Mientras se apañaba el cataclismo, los automovilistas
que querían entrar o salir de Ferrol se veían obligados a dar un rodeo
de 20 kilómetros por carreteras comarcales. Eso sí, gracias a este
accidente se aceleró la construcción de la autopista que hoy permite a
los parados escapar más rápidamente de la ciudad. Aunque, tal y como
está el patio en España, mejor les irá si emigran allende los mares.
Una ría de mierda
La ría de Ferrol es la más contaminada de Europa, muy
a pesar de las inyecciones de dinero (que el diablo sabe dónde estará),
la instalación de depuradoras o las visitas de inspectores europeos que
encanecen con el estado de las aguas. Para suavizar la cosa, los quitamierdas del Partido Popular Europeo se las apañaron para borrar del informe conceptos como “situación dramática”.
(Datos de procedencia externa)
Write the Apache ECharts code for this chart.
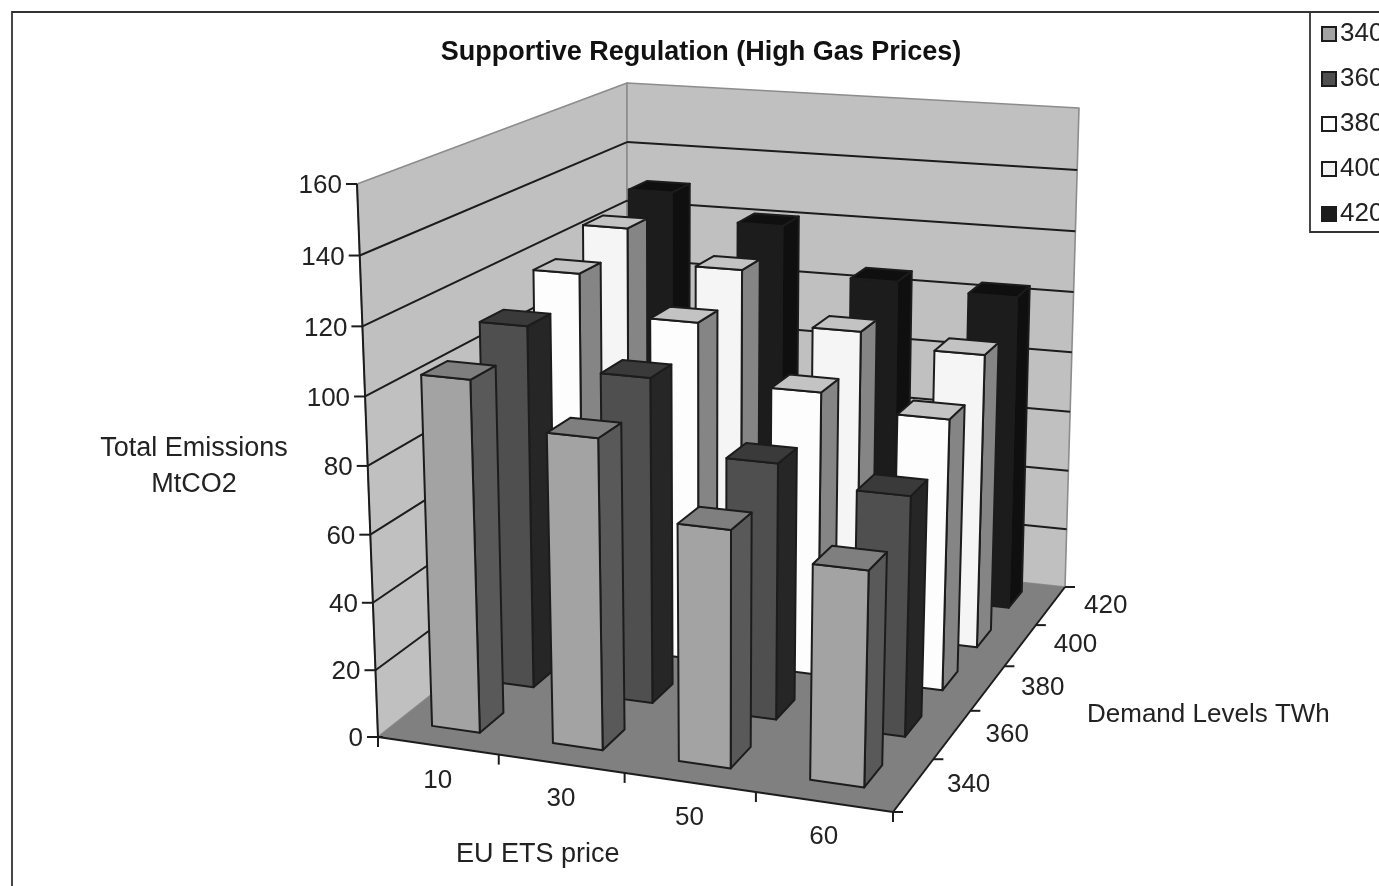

Pero solo hay que darse una vuelta por los dos
modestos paseos marítimos que existen en la ciudad e inspirar
profundamente cuando baja la marea, para darse cuenta de que allí no
huele a mar, sino a cloaca, y que en sus pantanosas aguas chapotean más
roedores que crustáceos.
Es lógico, y no solo por los desechos
orgánicos que expulsan los ferrolanos, sino también por los vertidos
tóxicos de corporaciones como Navantia, Megasa o Reganosa. De los furtivos que marisquean en estas pestilentes aguas no hablo, que me da cagalera." (Dildo de Congost es fundador del Club Orgullo de Ferrol, Público, 28/08/15)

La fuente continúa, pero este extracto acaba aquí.